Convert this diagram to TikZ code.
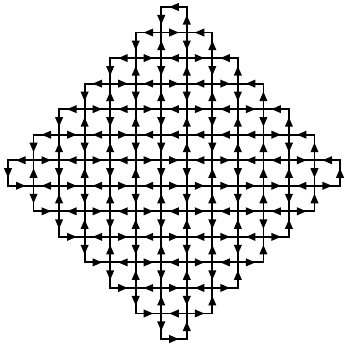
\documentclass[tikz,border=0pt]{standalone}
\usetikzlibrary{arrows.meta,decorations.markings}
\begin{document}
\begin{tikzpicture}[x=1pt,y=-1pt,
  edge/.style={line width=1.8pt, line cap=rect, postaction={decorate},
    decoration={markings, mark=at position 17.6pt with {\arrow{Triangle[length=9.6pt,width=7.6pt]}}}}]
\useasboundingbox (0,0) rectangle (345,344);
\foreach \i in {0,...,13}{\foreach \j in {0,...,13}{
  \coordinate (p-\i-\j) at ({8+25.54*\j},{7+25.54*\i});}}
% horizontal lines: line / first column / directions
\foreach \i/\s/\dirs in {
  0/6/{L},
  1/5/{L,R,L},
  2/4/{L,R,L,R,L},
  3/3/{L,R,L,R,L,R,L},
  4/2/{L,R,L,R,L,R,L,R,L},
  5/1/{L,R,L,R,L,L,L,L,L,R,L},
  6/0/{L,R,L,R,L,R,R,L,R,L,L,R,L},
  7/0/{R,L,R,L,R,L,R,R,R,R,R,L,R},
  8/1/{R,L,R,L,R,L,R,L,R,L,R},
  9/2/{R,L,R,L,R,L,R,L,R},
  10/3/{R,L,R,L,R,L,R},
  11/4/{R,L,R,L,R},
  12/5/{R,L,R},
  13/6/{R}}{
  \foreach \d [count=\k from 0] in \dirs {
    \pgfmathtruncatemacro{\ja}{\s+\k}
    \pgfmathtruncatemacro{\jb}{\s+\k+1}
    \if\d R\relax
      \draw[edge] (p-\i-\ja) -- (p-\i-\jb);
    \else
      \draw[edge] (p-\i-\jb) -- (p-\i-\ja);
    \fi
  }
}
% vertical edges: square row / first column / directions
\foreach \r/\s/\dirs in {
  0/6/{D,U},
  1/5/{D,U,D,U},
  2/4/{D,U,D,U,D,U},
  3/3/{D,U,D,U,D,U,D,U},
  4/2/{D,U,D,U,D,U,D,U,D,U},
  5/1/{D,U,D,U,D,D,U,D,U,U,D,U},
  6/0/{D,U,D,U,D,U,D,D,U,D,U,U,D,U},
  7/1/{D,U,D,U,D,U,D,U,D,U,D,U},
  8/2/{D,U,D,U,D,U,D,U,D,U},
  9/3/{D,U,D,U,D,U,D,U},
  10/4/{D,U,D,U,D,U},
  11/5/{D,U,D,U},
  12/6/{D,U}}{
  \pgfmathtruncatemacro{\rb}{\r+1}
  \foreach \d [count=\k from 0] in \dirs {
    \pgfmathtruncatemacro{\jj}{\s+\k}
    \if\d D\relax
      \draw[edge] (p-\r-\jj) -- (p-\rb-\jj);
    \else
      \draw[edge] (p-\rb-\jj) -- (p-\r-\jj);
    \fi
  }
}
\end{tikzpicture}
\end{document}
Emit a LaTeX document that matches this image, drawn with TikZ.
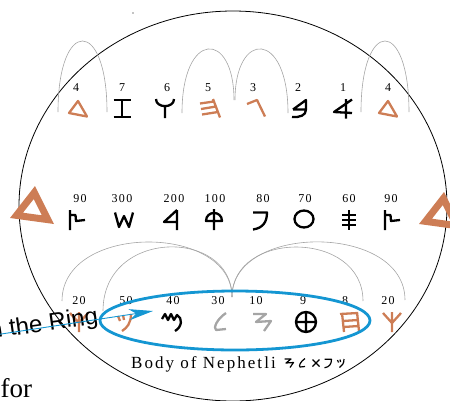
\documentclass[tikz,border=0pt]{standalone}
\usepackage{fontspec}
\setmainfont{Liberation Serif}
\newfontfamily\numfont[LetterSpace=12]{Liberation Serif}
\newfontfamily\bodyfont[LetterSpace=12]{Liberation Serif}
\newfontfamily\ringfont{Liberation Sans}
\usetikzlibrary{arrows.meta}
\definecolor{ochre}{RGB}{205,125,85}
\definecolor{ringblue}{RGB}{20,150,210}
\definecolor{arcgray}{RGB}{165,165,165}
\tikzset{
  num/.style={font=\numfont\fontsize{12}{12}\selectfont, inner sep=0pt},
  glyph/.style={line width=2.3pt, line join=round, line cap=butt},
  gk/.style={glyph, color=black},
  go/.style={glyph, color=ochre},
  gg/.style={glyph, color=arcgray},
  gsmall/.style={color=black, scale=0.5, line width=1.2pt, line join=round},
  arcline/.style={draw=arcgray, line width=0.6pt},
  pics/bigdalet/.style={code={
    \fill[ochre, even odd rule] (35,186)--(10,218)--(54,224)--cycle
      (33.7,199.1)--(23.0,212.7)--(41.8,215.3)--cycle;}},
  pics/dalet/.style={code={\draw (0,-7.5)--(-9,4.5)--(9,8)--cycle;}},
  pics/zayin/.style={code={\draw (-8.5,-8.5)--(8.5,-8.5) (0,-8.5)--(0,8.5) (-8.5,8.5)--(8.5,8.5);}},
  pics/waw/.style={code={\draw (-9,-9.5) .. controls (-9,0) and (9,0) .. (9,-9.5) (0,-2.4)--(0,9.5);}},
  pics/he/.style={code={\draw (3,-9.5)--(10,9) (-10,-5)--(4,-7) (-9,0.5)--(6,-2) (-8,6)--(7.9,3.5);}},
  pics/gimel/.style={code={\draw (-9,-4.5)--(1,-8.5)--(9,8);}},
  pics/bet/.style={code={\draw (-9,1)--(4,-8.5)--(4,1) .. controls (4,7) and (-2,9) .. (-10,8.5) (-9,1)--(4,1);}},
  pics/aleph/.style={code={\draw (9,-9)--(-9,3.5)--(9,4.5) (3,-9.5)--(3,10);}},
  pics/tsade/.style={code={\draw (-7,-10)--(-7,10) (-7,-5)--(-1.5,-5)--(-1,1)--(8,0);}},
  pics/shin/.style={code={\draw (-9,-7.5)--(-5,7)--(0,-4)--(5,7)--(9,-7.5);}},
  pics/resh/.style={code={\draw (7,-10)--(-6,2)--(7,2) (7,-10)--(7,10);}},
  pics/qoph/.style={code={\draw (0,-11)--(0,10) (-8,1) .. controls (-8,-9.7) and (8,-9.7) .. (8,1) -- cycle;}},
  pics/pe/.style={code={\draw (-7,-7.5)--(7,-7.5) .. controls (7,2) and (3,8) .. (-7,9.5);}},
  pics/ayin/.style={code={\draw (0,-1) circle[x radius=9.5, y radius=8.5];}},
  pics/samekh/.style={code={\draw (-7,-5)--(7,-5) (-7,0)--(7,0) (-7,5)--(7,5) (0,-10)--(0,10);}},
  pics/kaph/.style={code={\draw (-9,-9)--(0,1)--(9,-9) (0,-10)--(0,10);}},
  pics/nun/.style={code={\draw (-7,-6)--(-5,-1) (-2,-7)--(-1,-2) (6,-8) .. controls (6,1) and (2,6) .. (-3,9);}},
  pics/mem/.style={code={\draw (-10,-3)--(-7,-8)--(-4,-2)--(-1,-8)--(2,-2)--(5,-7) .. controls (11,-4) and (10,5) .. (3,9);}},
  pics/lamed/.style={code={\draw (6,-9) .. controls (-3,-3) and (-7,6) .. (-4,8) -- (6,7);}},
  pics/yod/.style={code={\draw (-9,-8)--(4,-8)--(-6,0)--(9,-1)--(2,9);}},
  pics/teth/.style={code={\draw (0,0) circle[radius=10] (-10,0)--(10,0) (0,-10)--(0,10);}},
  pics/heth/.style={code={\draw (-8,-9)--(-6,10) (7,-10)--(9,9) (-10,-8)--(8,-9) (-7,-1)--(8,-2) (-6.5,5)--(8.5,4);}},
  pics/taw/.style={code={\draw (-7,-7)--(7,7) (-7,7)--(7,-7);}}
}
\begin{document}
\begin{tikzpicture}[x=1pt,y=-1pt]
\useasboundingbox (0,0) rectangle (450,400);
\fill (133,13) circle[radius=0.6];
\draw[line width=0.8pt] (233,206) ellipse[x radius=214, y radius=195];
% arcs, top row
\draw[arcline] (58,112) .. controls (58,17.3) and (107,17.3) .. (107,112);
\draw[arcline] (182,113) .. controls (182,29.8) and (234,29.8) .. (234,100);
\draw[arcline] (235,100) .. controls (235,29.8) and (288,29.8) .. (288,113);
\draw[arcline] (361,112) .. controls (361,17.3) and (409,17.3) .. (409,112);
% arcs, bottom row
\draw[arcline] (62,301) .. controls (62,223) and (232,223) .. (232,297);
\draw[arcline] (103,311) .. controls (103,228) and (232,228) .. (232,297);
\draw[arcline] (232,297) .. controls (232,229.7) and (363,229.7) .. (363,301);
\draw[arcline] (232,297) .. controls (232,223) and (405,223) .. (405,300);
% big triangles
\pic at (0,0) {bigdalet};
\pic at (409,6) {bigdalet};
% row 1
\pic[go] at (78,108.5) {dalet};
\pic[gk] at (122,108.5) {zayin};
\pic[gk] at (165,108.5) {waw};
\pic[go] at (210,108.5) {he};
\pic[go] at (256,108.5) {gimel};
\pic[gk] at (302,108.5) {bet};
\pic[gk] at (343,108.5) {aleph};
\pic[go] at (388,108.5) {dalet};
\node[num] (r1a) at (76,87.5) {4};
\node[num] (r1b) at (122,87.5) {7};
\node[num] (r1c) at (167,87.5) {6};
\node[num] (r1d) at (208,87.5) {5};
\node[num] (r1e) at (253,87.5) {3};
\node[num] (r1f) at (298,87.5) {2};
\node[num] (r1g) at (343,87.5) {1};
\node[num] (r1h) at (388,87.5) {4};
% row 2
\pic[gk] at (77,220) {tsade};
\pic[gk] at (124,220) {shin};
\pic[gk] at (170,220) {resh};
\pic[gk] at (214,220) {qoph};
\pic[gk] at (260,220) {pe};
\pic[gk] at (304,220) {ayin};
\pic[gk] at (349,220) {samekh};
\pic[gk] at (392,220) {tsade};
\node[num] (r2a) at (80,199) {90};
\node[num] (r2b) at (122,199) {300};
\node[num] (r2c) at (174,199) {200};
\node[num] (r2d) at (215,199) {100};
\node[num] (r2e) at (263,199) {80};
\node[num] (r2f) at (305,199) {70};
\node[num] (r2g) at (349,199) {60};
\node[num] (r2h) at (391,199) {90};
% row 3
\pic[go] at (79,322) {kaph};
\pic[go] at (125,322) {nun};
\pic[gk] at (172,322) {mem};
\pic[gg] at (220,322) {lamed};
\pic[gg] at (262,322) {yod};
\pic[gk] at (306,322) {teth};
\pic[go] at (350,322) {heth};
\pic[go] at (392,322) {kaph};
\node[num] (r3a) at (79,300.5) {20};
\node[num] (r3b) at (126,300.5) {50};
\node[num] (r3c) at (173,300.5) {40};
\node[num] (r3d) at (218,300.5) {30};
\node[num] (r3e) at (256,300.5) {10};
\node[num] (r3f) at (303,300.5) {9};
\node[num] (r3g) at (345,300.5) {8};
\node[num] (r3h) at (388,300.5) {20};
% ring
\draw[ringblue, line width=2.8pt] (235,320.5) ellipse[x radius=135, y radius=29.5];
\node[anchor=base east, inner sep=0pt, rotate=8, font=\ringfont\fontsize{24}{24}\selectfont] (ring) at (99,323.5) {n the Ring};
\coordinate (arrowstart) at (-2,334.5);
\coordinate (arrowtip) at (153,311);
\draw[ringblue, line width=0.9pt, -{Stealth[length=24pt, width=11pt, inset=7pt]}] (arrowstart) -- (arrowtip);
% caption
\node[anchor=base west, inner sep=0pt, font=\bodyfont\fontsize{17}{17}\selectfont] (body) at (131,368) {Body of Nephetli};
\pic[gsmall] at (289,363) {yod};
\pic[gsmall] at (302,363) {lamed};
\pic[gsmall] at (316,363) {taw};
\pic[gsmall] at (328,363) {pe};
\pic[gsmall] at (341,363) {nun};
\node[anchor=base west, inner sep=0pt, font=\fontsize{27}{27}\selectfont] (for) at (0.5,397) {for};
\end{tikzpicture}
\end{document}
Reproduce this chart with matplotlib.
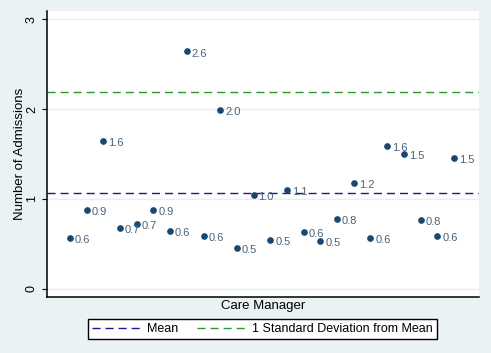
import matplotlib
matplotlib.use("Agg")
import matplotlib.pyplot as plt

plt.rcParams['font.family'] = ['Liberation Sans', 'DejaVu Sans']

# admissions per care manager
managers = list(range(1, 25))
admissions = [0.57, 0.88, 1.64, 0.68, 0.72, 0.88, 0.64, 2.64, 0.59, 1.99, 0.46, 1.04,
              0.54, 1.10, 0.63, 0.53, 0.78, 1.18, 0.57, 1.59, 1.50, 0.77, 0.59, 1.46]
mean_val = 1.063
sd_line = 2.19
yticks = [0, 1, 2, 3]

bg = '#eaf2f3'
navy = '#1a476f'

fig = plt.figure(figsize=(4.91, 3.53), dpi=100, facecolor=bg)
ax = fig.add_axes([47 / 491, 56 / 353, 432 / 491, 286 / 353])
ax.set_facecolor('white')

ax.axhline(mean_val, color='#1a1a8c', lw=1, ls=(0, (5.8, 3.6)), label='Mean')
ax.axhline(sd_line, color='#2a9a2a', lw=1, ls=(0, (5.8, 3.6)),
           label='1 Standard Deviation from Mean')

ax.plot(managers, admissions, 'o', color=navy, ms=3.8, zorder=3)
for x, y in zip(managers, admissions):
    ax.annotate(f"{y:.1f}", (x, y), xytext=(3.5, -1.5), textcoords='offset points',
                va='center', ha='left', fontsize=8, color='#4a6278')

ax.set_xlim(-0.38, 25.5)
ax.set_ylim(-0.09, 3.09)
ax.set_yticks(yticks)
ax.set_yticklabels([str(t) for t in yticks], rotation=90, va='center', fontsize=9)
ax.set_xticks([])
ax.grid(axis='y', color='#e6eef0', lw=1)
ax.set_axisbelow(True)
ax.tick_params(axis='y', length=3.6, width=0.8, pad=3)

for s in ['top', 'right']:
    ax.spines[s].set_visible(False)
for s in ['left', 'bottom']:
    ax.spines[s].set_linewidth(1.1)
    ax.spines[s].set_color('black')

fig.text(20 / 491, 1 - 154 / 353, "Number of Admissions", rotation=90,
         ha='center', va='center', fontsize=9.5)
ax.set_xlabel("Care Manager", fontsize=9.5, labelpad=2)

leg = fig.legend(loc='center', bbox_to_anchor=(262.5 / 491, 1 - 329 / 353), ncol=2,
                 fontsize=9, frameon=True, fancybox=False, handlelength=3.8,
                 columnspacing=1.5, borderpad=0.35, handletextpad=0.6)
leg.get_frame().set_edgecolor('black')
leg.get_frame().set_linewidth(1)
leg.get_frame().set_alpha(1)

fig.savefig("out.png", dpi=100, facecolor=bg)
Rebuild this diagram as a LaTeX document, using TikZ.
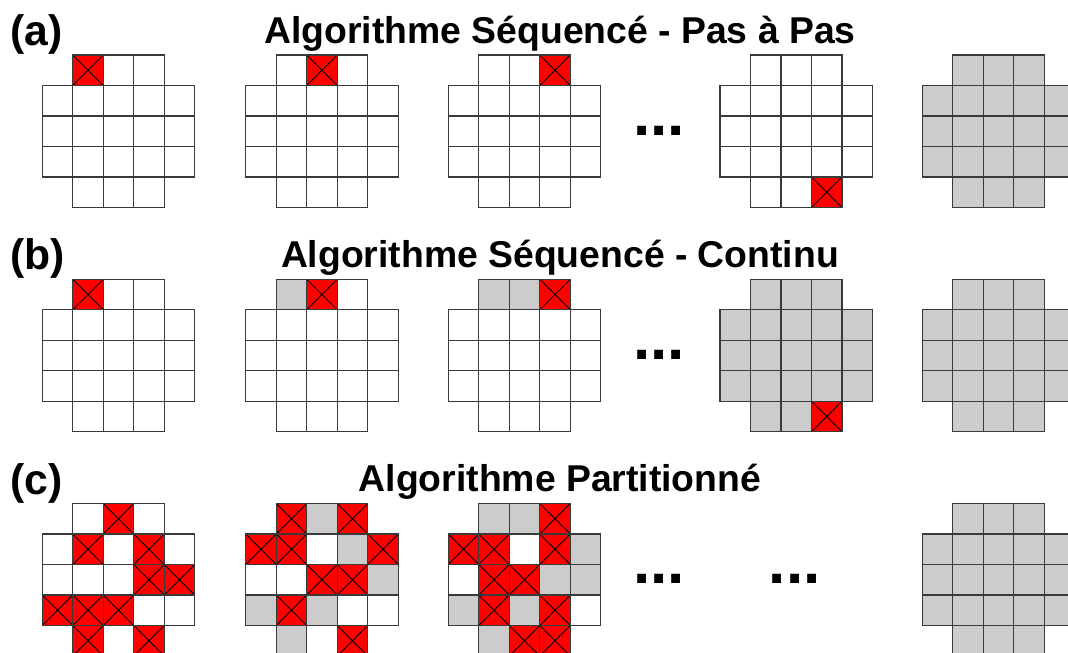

********

→ INSTRUCTIONS TO FOLLOW:
Make an exact copy of the lines from the one containing "Reproduce this chart with matplotlib." to the one containing "ax.tick_params(axis='y', length=3.6, width=0.8, pad=3)", keeping both and leaving out every picture.

→ SOLVED PROBLEM:
Reproduce this chart with matplotlib.
import matplotlib
matplotlib.use("Agg")
import matplotlib.pyplot as plt

plt.rcParams['font.family'] = ['Liberation Sans', 'DejaVu Sans']

# admissions per care manager
managers = list(range(1, 25))
admissions = [0.57, 0.88, 1.64, 0.68, 0.72, 0.88, 0.64, 2.64, 0.59, 1.99, 0.46, 1.04,
              0.54, 1.10, 0.63, 0.53, 0.78, 1.18, 0.57, 1.59, 1.50, 0.77, 0.59, 1.46]
mean_val = 1.063
sd_line = 2.19
yticks = [0, 1, 2, 3]

bg = '#eaf2f3'
navy = '#1a476f'

fig = plt.figure(figsize=(4.91, 3.53), dpi=100, facecolor=bg)
ax = fig.add_axes([47 / 491, 56 / 353, 432 / 491, 286 / 353])
ax.set_facecolor('white')

ax.axhline(mean_val, color='#1a1a8c', lw=1, ls=(0, (5.8, 3.6)), label='Mean')
ax.axhline(sd_line, color='#2a9a2a', lw=1, ls=(0, (5.8, 3.6)),
           label='1 Standard Deviation from Mean')

ax.plot(managers, admissions, 'o', color=navy, ms=3.8, zorder=3)
for x, y in zip(managers, admissions):
    ax.annotate(f"{y:.1f}", (x, y), xytext=(3.5, -1.5), textcoords='offset points',
                va='center', ha='left', fontsize=8, color='#4a6278')

ax.set_xlim(-0.38, 25.5)
ax.set_ylim(-0.09, 3.09)
ax.set_yticks(yticks)
ax.set_yticklabels([str(t) for t in yticks], rotation=90, va='center', fontsize=9)
ax.set_xticks([])
ax.grid(axis='y', color='#e6eef0', lw=1)
ax.set_axisbelow(True)
ax.tick_params(axis='y', length=3.6, width=0.8, pad=3)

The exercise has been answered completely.